Frank Miller designed the 1896 courthouse and was architect for its remodeling after the 1918 fire. As a partner with the Miller, Open and Torbitt firm, he also built the Greene County courthouse in 1909 and remodeled the Miller County’s in 1910.

Several community leaders emerged at the turn of the 20th century, as Jefferson City was threatened with the loss of the Capitol. English-Mormon immigrant Arthur Grimshaw was mayor and the first president of the Commercial Club while the first Missouri River bridge was built and then he was the first superintendent of the bridge company.

At this time, the county’s primary industry, after state government, was manufacturing, stock-raising, railroading, fruit-growing and general farming. Jefferson City also held five shoe factories producing 10,000 pairs a day, one of the largest publishing houses in the state and the largest saddle-tree factory in the world. The population was 80 percent white American, 9 percent immigrant and 11 percent black. About half of the people lived in the city and Russellville’s population was nearly 300.

The top crops in 1902 were corn, wheat and oats. And the highest livestock numbers were swine and cattle. At that time, Russellville and Centertown each had a newspaper, while Jefferson City had two English and one German-language.
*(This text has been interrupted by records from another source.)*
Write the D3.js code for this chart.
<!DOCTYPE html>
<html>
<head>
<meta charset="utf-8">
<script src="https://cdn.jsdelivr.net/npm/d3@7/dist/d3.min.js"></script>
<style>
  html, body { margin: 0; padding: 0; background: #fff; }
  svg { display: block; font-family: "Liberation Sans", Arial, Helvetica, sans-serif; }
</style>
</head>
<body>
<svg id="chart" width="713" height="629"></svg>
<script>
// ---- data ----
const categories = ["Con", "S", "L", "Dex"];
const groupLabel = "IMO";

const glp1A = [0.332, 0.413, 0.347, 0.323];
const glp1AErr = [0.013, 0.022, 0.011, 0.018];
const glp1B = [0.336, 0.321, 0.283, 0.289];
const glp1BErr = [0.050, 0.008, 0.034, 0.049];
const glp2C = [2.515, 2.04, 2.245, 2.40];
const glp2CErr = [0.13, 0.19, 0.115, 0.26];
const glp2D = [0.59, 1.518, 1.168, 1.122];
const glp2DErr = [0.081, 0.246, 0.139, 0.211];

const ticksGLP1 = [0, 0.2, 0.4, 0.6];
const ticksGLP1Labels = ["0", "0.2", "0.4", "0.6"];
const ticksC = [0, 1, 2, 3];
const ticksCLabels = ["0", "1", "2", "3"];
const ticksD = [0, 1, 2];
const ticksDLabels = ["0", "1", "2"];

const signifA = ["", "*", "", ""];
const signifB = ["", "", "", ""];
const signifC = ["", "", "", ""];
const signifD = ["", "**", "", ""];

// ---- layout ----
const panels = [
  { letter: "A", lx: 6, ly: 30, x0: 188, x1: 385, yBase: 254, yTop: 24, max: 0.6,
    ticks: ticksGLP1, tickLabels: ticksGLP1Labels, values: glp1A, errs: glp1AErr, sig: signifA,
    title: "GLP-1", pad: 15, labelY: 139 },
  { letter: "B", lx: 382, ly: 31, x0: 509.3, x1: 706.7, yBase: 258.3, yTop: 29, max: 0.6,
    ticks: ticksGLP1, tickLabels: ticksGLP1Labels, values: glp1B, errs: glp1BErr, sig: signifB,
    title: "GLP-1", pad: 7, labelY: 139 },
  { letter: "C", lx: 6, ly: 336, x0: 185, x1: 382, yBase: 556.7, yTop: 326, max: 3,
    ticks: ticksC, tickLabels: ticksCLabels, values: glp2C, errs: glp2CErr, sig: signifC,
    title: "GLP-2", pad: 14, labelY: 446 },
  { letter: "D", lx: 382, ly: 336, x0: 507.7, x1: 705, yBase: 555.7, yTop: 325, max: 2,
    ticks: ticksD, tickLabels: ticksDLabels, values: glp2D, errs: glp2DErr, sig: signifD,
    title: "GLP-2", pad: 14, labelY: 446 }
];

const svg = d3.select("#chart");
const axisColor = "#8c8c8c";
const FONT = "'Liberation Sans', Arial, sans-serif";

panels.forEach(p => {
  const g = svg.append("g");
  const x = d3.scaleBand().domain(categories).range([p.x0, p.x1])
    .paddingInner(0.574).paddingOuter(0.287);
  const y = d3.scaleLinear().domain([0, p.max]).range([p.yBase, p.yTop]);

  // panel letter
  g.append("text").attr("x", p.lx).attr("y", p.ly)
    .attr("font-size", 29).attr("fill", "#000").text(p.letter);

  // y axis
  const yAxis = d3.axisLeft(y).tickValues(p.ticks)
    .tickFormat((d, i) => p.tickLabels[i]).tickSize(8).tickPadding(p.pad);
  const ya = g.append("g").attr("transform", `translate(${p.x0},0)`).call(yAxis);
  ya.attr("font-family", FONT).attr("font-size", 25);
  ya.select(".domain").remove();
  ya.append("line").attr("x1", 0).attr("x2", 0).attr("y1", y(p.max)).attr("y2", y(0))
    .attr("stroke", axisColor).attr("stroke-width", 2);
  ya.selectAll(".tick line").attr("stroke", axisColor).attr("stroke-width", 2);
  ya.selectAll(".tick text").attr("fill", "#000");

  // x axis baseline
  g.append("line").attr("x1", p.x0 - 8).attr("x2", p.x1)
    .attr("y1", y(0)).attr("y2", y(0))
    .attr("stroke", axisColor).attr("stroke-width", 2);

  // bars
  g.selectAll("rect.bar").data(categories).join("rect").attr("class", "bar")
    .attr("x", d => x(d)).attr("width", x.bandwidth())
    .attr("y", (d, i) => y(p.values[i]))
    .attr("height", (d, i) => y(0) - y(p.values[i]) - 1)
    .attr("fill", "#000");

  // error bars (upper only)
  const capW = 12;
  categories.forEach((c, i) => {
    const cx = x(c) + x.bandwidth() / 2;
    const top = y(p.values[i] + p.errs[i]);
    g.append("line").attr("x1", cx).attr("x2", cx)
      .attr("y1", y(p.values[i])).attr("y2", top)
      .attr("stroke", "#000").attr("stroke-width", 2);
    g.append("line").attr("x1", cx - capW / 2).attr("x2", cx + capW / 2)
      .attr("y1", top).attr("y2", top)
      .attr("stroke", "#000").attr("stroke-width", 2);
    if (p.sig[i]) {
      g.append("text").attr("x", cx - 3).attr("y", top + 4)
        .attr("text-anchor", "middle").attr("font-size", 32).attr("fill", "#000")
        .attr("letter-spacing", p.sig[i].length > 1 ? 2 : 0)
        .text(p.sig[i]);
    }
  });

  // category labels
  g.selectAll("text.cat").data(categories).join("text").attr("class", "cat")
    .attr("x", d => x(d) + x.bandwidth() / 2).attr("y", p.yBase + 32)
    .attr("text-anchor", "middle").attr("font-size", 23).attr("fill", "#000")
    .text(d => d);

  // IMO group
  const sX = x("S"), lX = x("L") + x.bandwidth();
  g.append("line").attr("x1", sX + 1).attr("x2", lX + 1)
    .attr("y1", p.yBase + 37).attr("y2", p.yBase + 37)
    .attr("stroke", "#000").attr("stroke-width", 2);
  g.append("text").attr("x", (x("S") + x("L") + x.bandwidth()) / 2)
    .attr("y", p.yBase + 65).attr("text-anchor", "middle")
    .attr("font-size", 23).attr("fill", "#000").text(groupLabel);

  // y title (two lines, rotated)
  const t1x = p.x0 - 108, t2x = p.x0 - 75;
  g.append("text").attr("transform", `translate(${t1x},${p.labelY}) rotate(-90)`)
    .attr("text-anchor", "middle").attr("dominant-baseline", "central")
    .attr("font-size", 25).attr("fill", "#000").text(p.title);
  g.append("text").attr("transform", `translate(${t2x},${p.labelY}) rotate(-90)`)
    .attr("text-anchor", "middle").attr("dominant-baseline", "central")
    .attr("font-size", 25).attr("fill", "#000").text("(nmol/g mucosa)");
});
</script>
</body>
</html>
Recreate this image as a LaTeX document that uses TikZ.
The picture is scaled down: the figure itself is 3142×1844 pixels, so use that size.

Cole County lost 57 men and one woman in World War I. Harry Snodgrass, King of the Ivories, got his musical start as an inmate at the Missouri State Penitentiary performing in 1925 over the state’s WOS radio from the Capitol dome.

During the Spanish-American War, Cole County organized Company L of the 2nd Regiment Infantry Missouri Volunteers in May 1898, serving until March 1899.

The Carnegie Library, predecessor to the Missouri River Regional Library, opened in 1902. And the Cole County Medical Society formed in 1903. St. Mary’s Hospital, the first in the county, was dedicated in 1905.

The Jefferson City Mohawks black baseball team organized in 1921 and would sometimes play pick-up games with professional black teams traveling along U.S. 50 between Kansas City and St. Louis.

The first bridge to cross the Osage River from Cole to Osage counties was finished in 1922, 100 years after operation of Huber’s Ferry began.

During Prohibition, the Cole County sheriff made several raids, resulting in charges against law enforcement officers, a judge and a city alderman who were sent to Fort Leavenworth prison.

In 1924, the 42-acre Camp Maries was donated to the Boy Scouts by Charles Heinrichs and 4-H clubs were formed. The Girl Scouts organized the following year and Green Berry Acres campground was purchased in 1931.

The Cole County Home for Infirm, or the poor farm, began in 1925 and The Salvation Army arrived in 1928.

Missouri Highway 54 from Jefferson City to Eldon opened in 1930. And the Algoa Correctional Center opened in 1932.

In 1932, the Missouri State Penitentiary was the largest prison in the nation with 5,200 inmates. Musician Harry Snodgrass got his start playing in the inmate band, Boxer Sonny Liston improved his game as a prisoner in 1950 and James Earl Ray, who was convicted of assassinating Martin Luther King Jr, escaped in 1967.

Although electricity came to Jefferson City in 1885, Three Rivers Electric Cooperative wasn’t formed until 1939.

Hometown athletes include University of Missouri Sports Hall of Fame basketball star Ron Coleman, PGA and British Open champion John Daly, and professional football players Mel West and Don Webb.

Lincoln’s star athletes include Harold Robertson, drafted to the LA Lakers, and Lorraine Graham, the first Jamaican woman to medal at the Olympics.

In 1984, the “City of Champions” erupted after Helias and Jefferson City high schools both won their state football division titles.

Today, the county population is nearly 77,000, up from 75,000 in 2010 and 71,000 in 2000.

Michelle Brooks is a former, award-winning reporter for the Jefferson City News Tribune. She enjoys telling the stories of the city’s past.